Heidi Hahn’s paintings remind me of Erik Satie’s compositions. It’s a funny comparison to make, because his music is famously minimal, and the first thing you notice about the 10 numbered oils in Ms. Hahn’s new show, “The Future Is Elsewhere (if It Breaks Your Heart),” at Jack Hanley, is their luxurious brushwork. But like Satie, Ms. Hahn achieves the richness in her work by stripping it down to a few formal elements and then prying those elements apart to reveal the sticky, inexhaustible force that holds them together.

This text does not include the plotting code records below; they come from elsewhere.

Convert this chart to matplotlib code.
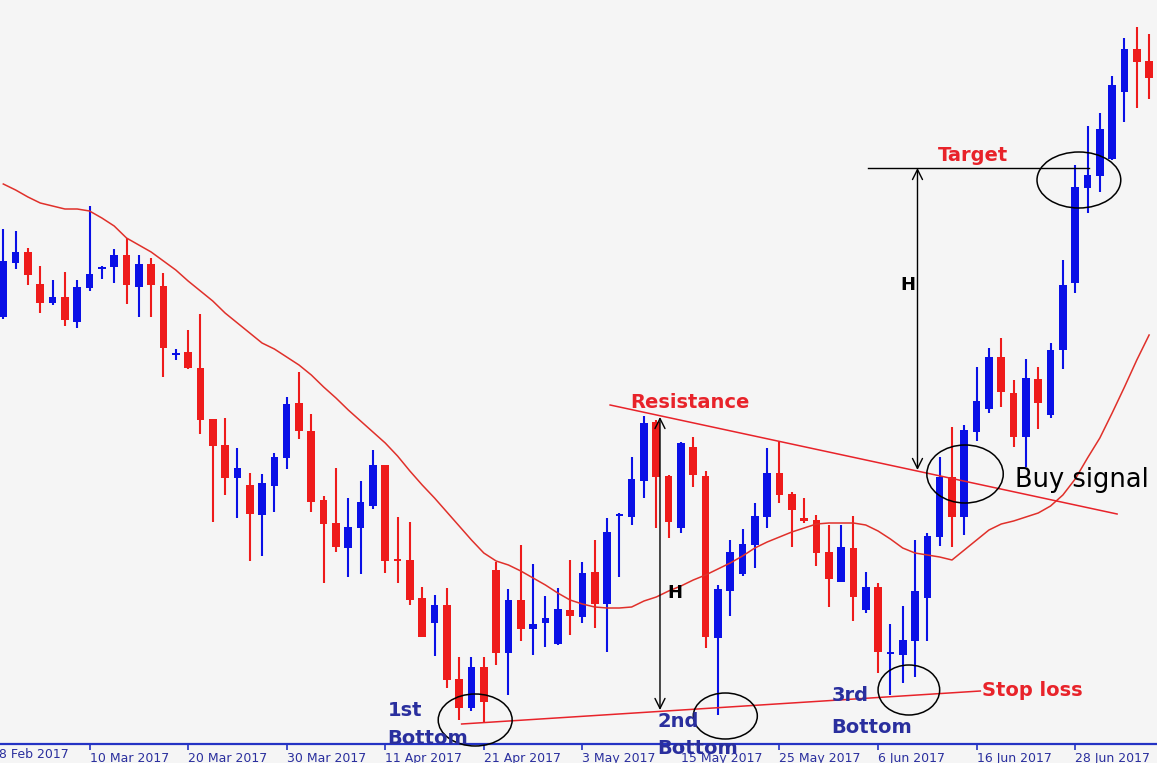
import matplotlib
matplotlib.use("Agg")
import matplotlib.pyplot as plt
from matplotlib.patches import Ellipse
import numpy as np

# ---------------- data (arbitrary price units) ----------------
opens = [483, 537, 548, 516, 497, 503, 478, 512, 531, 533, 545, 513, 536, 514, 445, 448,
         432, 381, 355, 322, 315, 285, 314, 342, 397, 369, 300, 277, 252, 272, 294, 335,
         240, 240, 202, 177, 195, 121, 92, 133, 230, 147, 200, 171, 177, 156, 190, 183,
         228, 196, 284, 283, 319, 378, 324, 272, 353, 324, 162, 209, 226, 255, 283, 327,
         306, 282, 280, 248, 218, 252, 190, 213, 146, 145, 159, 202, 263, 323, 283, 368,
         391, 443, 407, 363, 421, 385, 450, 517, 612, 624, 641, 708, 751, 739]
highs = [571, 569, 552, 534, 520, 528, 520, 594, 534, 551, 562, 545, 542, 527, 451, 470,
         486, 381, 382, 352, 327, 326, 347, 403, 428, 386, 304, 332, 302, 319, 350, 335,
         283, 278, 213, 205, 212, 143, 143, 143, 238, 211, 255, 236, 204, 212, 240, 238,
         260, 282, 287, 343, 384, 380, 325, 358, 363, 329, 215, 260, 271, 297, 352, 358,
         308, 302, 285, 275, 275, 284, 228, 217, 176, 194, 260, 267, 343, 373, 375, 433,
         452, 462, 420, 441, 433, 457, 540, 635, 674, 687, 724, 762, 773, 766]
lows = [481, 531, 515, 487, 495, 474, 472, 509, 521, 517, 496, 483, 483, 423, 440, 431,
        366, 278, 305, 282, 239, 244, 288, 331, 361, 288, 217, 248, 223, 226, 291, 227,
        217, 195, 163, 144, 112, 80, 89, 77, 135, 105, 159, 145, 153, 155, 165, 177,
        172, 148, 223, 275, 302, 272, 262, 267, 313, 152, 85, 184, 224, 232, 272, 297,
        253, 277, 234, 193, 218, 179, 187, 127, 105, 117, 123, 159, 254, 253, 265, 359,
        387, 393, 353, 333, 371, 382, 431, 507, 587, 608, 640, 678, 692, 701]
closes = [539, 548, 525, 497, 503, 480, 513, 526, 533, 545, 515, 536, 515, 452, 447, 432,
          380, 354, 322, 332, 286, 317, 343, 396, 369, 298, 276, 253, 273, 298, 335, 239,
          239, 200, 163, 195, 120, 92, 133, 98, 147, 200, 171, 176, 182, 191, 184, 227,
          196, 268, 286, 321, 377, 323, 278, 357, 325, 163, 211, 248, 256, 284, 327, 305,
          290, 279, 247, 221, 253, 203, 213, 148, 148, 160, 209, 264, 323, 283, 370, 399,
          443, 408, 363, 422, 397, 450, 515, 613, 625, 671, 715, 751, 738, 722]
moving_avg = [616, 610, 603, 597, 594, 591, 591, 589, 582, 574, 562, 555, 548, 539, 530, 519,
              509, 499, 487, 477, 467, 457, 451, 443, 435, 425, 413, 402, 390, 379, 368, 357,
              344, 329, 315, 302, 288, 274, 260, 247, 239, 235, 229, 222, 215, 207, 200, 196,
              193, 192, 192, 193, 199, 203, 209, 214, 220, 225, 231, 237, 244, 252, 258, 263,
              268, 272, 276, 277, 277, 277, 275, 269, 261, 252, 247, 245, 243, 240, 250, 260,
              270, 276, 279, 283, 287, 294, 305, 321, 342, 362, 387, 413, 440, 465]
tick_idx = [7, 15, 23, 31, 39, 47, 55, 63, 71, 79, 87]
tick_labels = ["10 Mar 2017", "20 Mar 2017", "30 Mar 2017", "11 Apr 2017", "21 Apr 2017",
               "3 May 2017", "15 May 2017", "25 May 2017", "6 Jun 2017", "16 Jun 2017",
               "28 Jun 2017"]
first_label = "28 Feb 2017"

# ---------------- styling ----------------
BG = "#f5f5f5"
UP = "#0a10e6"
DOWN = "#ee1b1b"
MA_C = "#e0302a"
AXIS_BLUE = "#2433c4"
LABEL_BLUE = "#2a2f9e"
ANN_RED = "#e8232a"

fig = plt.figure(figsize=(11.57, 7.63), dpi=100, facecolor=BG)
ax = fig.add_axes([0, 0.0249, 1, 0.9751])
ax.set_facecolor(BG)

x = np.arange(len(opens))
o = np.array(opens, float); h = np.array(highs, float)
l = np.array(lows, float); c = np.array(closes, float)
up = c >= o
cols = np.where(up, UP, DOWN)

ax.vlines(x, l, h, colors=cols, linewidth=1.5, zorder=2)
body_bottom = np.minimum(o, c)
body_h = np.maximum(np.abs(c - o), 2.0)
ax.bar(x, body_h, bottom=body_bottom, width=0.62, color=cols, linewidth=0, zorder=2)

ax.plot(x, moving_avg, color=MA_C, linewidth=1.1, zorder=3)

ax.set_xlim(-0.268, 93.64)
ax.set_ylim(56, 800)

# axis styling
for s in ["top", "right", "left"]:
    ax.spines[s].set_visible(False)
ax.spines["bottom"].set_color(AXIS_BLUE)
ax.spines["bottom"].set_linewidth(1.6)
ax.set_yticks([])
ax.set_xticks(tick_idx)
ax.set_xticklabels(tick_labels, ha="left", color=LABEL_BLUE, fontsize=9)
ax.tick_params(axis="x", direction="out", length=4, width=1.2, color=AXIS_BLUE, pad=2)
ax.text(-1, -0.006, first_label, transform=ax.get_xaxis_transform(), ha="left", va="top",
        color=LABEL_BLUE, fontsize=9, clip_on=False)

# ---------------- annotations ----------------
# resistance line
ax.plot([49.25, 90.4], [395, 286], color=ANN_RED, linewidth=1.1, zorder=4)
ax.text(55.7, 398, "Resistance", color=ANN_RED, fontsize=14, fontweight="bold",
        ha="center", va="center", zorder=6)
# support / stop loss line
ax.plot([37.2, 79.3], [76, 109], color=ANN_RED, linewidth=1.1, zorder=4)
ax.text(79.4, 110, "Stop loss", color=ANN_RED, fontsize=14, fontweight="bold",
        ha="left", va="center", zorder=6)
# target line
ax.plot([70.2, 88.1], [632, 632], color="black", linewidth=1.0, zorder=4)
ax.text(78.7, 645, "Target", color=ANN_RED, fontsize=14, fontweight="bold",
        ha="center", va="center", zorder=6)

# H arrows
arrow_kw = dict(arrowstyle="<->", color="black", lw=1.0, mutation_scale=18,
                shrinkA=0, shrinkB=0)
ax.annotate("", xy=(74.2, 632), xytext=(74.2, 330), arrowprops=arrow_kw, zorder=5)
ax.annotate("", xy=(53.3, 383), xytext=(53.3, 90), arrowprops=arrow_kw, zorder=5)
ax.text(73.4, 515, "H", fontsize=13, fontweight="bold", ha="center", va="center", zorder=6)
ax.text(54.5, 207, "H", fontsize=13, fontweight="bold", ha="center", va="center", zorder=6)

# ellipses
for cx, cy, w, hh in [(38.3, 80, 6.0, 52), (58.6, 84, 5.2, 46), (73.5, 110, 5.0, 50),
                      (78.06, 326, 6.2, 58), (87.3, 620, 6.8, 56)]:
    ax.add_patch(Ellipse((cx, cy), w, hh, fill=False, edgecolor="black",
                         linewidth=1.1, zorder=5, clip_on=False))

ax.text(82.1, 320, "Buy signal", fontsize=18.5, ha="left", va="center", color="black", zorder=6)

# bottom labels
for lx, y1, y2, t in [(31.2, 90, 62, "1st"), (53.1, 79, 52, "2nd"), (67.2, 105, 73, "3rd")]:
    ax.text(lx, y1, t, color=LABEL_BLUE, fontsize=14, fontweight="bold", ha="left",
            va="center", zorder=7, clip_on=False)
    ax.text(lx, y2, "Bottom", color=LABEL_BLUE, fontsize=14, fontweight="bold", ha="left",
            va="center", zorder=7, clip_on=False)

fig.savefig("out.png", dpi=100, facecolor=BG)
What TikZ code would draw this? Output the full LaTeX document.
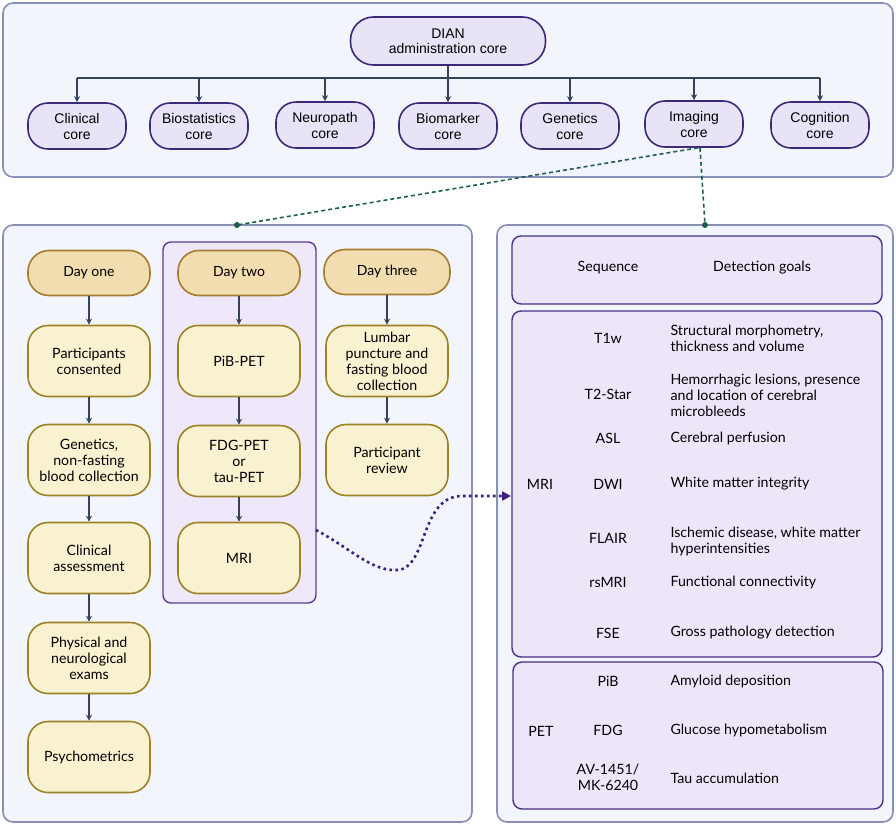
\documentclass[tikz,border=0pt]{standalone}
\usepackage{fontspec}
\setmainfont{Lato}
\newfontfamily\topfont{Liberation Sans}
\usetikzlibrary{arrows.meta,positioning}
\definecolor{panelfill}{HTML}{F2F5FB}
\definecolor{paneldraw}{HTML}{8890B8}
\definecolor{lavfill}{HTML}{E8E3F7}
\definecolor{lavdraw}{HTML}{3C2A78}
\definecolor{dayfill}{HTML}{F2DDB0}
\definecolor{daydraw}{HTML}{A57C2E}
\definecolor{stepfill}{HTML}{F8F2D0}
\definecolor{stepdraw}{HTML}{9C8226}
\definecolor{d2fill}{HTML}{EFE7FA}
\definecolor{d2draw}{HTML}{5B3E93}
\definecolor{arrcol}{HTML}{34425E}
\definecolor{greencol}{HTML}{1F5D4E}
\definecolor{purpcol}{HTML}{3A2080}
\definecolor{tabfill}{HTML}{EDE6F9}
\definecolor{tabdraw}{HTML}{4A2F86}
\tikzset{
  panel/.style={draw=paneldraw,fill=panelfill,line width=1.6pt,rounded corners=10pt},
  corebox/.style={draw=lavdraw,fill=lavfill,line width=1.6pt,rounded corners=20pt,
    minimum width=98pt,minimum height=46pt,align=center,font=\topfont\fontsize{14}{16}\selectfont,inner sep=2pt},
  daybox/.style={draw=daydraw,fill=dayfill,line width=1.6pt,rounded corners=21pt,
    minimum width=122pt,minimum height=45pt,align=center,font=\fontsize{14}{16}\selectfont},
  stepbox/.style={draw=stepdraw,fill=stepfill,line width=1.6pt,rounded corners=20pt,
    minimum width=122pt,minimum height=71pt,align=center,font=\fontsize{14.2}{16}\selectfont,inner sep=2pt},
  tabbox/.style={draw=tabdraw,fill=tabfill,line width=1.4pt,rounded corners=9pt},
  arr/.style={draw=arrcol,line width=1.4pt,-{Stealth[length=6pt,width=6pt]}},
  gline/.style={draw=greencol,line width=1.6pt,dash pattern=on 4pt off 3pt},
  gdot/.style={circle,fill=greencol,inner sep=0pt,minimum size=6pt},
  ttxt/.style={font=\fontsize{14.2}{16}\selectfont,align=center},
  gtxt/.style={font=\fontsize{14.2}{16}\selectfont,align=left,anchor=west},
}
\begin{document}
\begin{tikzpicture}[x=1pt,y=-1pt]
\useasboundingbox (0,0) rectangle (896,825);
% panels
\draw[panel] (3,3) rectangle (893,177);
\draw[panel] (3,225) rectangle (472,822);
\draw[panel] (497,225) rectangle (893,822);
\coordinate (lptop) at (237,225);
\coordinate (rptop) at (705,225);
% day two panel
\draw[draw=d2draw,fill=d2fill,line width=1.4pt,rounded corners=8pt] (163,242) rectangle (316,603);
\coordinate (d2east) at (316,530);
% top tree
\node[corebox,minimum width=195pt,minimum height=48pt,rounded corners=23pt,font=\topfont\fontsize{14}{14.5}\selectfont] (dian) at (448,41) {DIAN\\administration core};
\node[corebox] (c1) at (77,126) {Clinical\\core};
\node[corebox] (c2) at (199,126) {Biostatistics\\core};
\node[corebox] (c3) at (325,125) {Neuropath\\core};
\node[corebox] (c4) at (448,126) {Biomarker\\core};
\node[corebox] (c5) at (570,126) {Genetics\\core};
\node[corebox] (c6) at (694,124) {Imaging\\core};
\node[corebox] (c7) at (820,125) {Cognition\\core};
\coordinate (bus) at (0,78);
\draw[draw=arrcol,line width=1.8pt] (c1.north |- bus) -- (c7.north |- bus);
\draw[arr,line width=1.8pt] (dian.south) -- (c4.north);
\foreach \c in {c1,c2,c3,c5,c6,c7} {\draw[arr] (\c.north |- bus) -- (\c.north);}
% green dashed links
\draw[gline] ([xshift=4pt]c6.south) -- (lptop);
\draw[gline] ([xshift=6pt]c6.south) -- (rptop);
\node[gdot] at (lptop) {};
\node[gdot] at (rptop) {};
% day columns
\node[daybox] (d1) at (89,273) {Day one};
\node[daybox] (d2) at (239,273) {Day two};
\node[daybox,minimum width=126pt] (d3) at (387,272) {Day three};
\node[stepbox] (a1) at (89,361) {Participants\\consented};
\node[stepbox] (a2) at (89,460) {Genetics,\\non-fasting\\blood collection};
\node[stepbox] (a3) at (89,558) {Clinical\\assessment};
\node[stepbox] (a4) at (89,658) {Physical and\\neurological\\exams};
\node[stepbox] (a5) at (89,757) {Psychometrics};
\node[stepbox] (b1) at (239,361) {PiB-PET};
\node[stepbox] (b2) at (239,461) {FDG-PET\\or\\tau-PET};
\node[stepbox] (b3) at (239,558) {MRI};
\node[stepbox] (e1) at (387,361) {Lumbar\\puncture and\\fasting blood\\collection};
\node[stepbox] (e2) at (387,460) {Participant\\review};
\draw[arr] (d1) -- (a1); \draw[arr] (a1) -- (a2); \draw[arr] (a2) -- (a3);
\draw[arr] (a3) -- (a4); \draw[arr] (a4) -- (a5);
\draw[arr] (d2) -- (b1); \draw[arr] (b1) -- (b2); \draw[arr] (b2) -- (b3);
\draw[arr] (d3) -- (e1); \draw[arr] (e1) -- (e2);
% right table
\draw[tabbox] (512,236) rectangle (882,304);
\draw[tabbox] (512,311) rectangle (882,657);
\draw[tabbox] (513,662) rectangle (883,809);
\coordinate (mriwest) at (511,496);
\node[ttxt] (hseq) at (608,268) {Sequence};
\node[ttxt] (hgoal) at (762,268) {Detection goals};
\node[ttxt] (lmri) at (540,484) {MRI};
\node[ttxt] (lpet) at (541,731) {PET};
\node[ttxt] (s1) at (608,338) {T1w};
\node[gtxt] (g1) at (667,338) {Structural morphometry,\\thickness and volume};
\node[ttxt] (s2) at (608,394) {T2-Star};
\node[gtxt] (g2) at (667,395) {Hemorrhagic lesions, presence\\and location of cerebral\\microbleeds};
\node[ttxt] (s3) at (608,438) {ASL};
\node[gtxt] (g3) at (667,438) {Cerebral perfusion};
\node[ttxt] (s4) at (608,484) {DWI};
\node[gtxt] (g4) at (667,484) {White matter integrity};
\node[ttxt] (s5) at (608,538) {FLAIR};
\node[gtxt] (g5) at (667,541) {Ischemic disease, white matter\\hyperintensities};
\node[ttxt] (s6) at (608,582) {rsMRI};
\node[gtxt] (g6) at (667,582) {Functional connectivity};
\node[ttxt] (s7) at (608,633) {FSE};
\node[gtxt] (g7) at (667,633) {Gross pathology detection};
\node[ttxt] (s8) at (608,681) {PiB};
\node[gtxt] (g8) at (667,681) {Amyloid deposition};
\node[ttxt] (s9) at (608,730) {FDG};
\node[gtxt] (g9) at (667,730) {Glucose hypometabolism};
\node[ttxt] (s10) at (608,777) {AV-1451/\\MK-6240};
\node[gtxt] (g10) at (667,778) {Tau accumulation};
% purple dotted curve
\draw[draw=purpcol,line width=2.6pt,dash pattern=on 2.6pt off 3.4pt,-{Triangle[length=9pt,width=9pt]}]
  (d2east) .. controls (350,548) and (372,572) .. (398,570)
  .. controls (428,567) and (420,496) .. (462,496) -- (mriwest);
\end{tikzpicture}
\end{document}
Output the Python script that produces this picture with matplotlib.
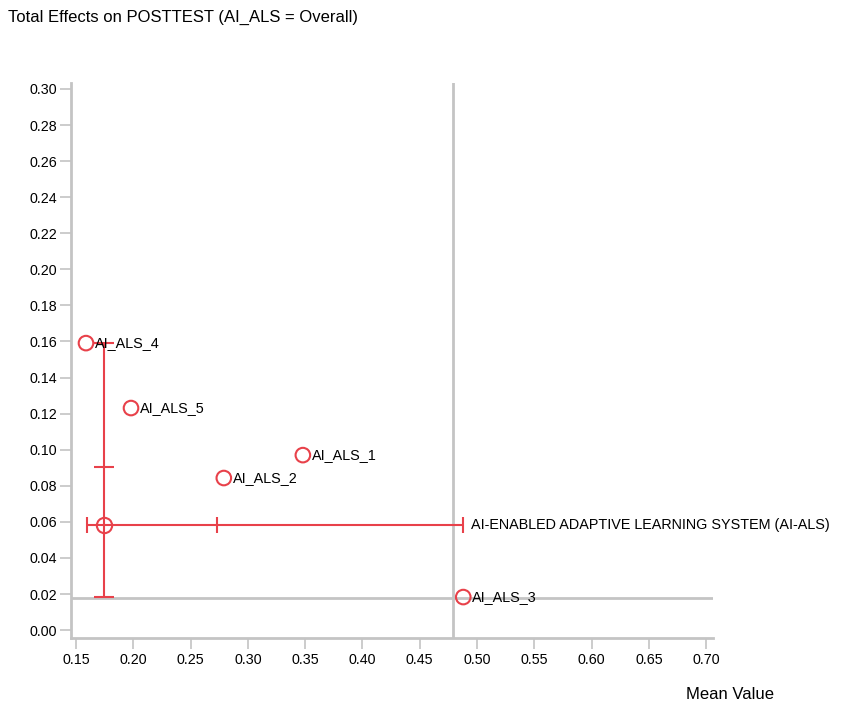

Every piece in the show is centered on one or more extended female figures in sinuous cartoon silhouette. “The Future Is Elsewhere (if It Breaks Your Heart) No. 3,” a dark vertical tricolor, is complicated conceptually as well as chromatically by its three figures: one standing, one on a chair and one sitting on the floor. Blond and brown hair, a green sweater and roseate noses add subtle dissonance to the background of lavender, cloudy pink and gray, while Ms. Hahn’s use of figuration and some cues to depth of field gently undermine the abstract flatness of that background and of the figures themselves. (“No. 7,” in which an apartment building’s 15 windows act as streaky rectangles of pure color, almost convinced me that there’s no such thing as pure abstraction, anyway.) In “No. 9,” the artist paints her stand-in stretched out on the floor, back and arm curved like a billowing hill, painting herself, Galatea turned Pygmalion.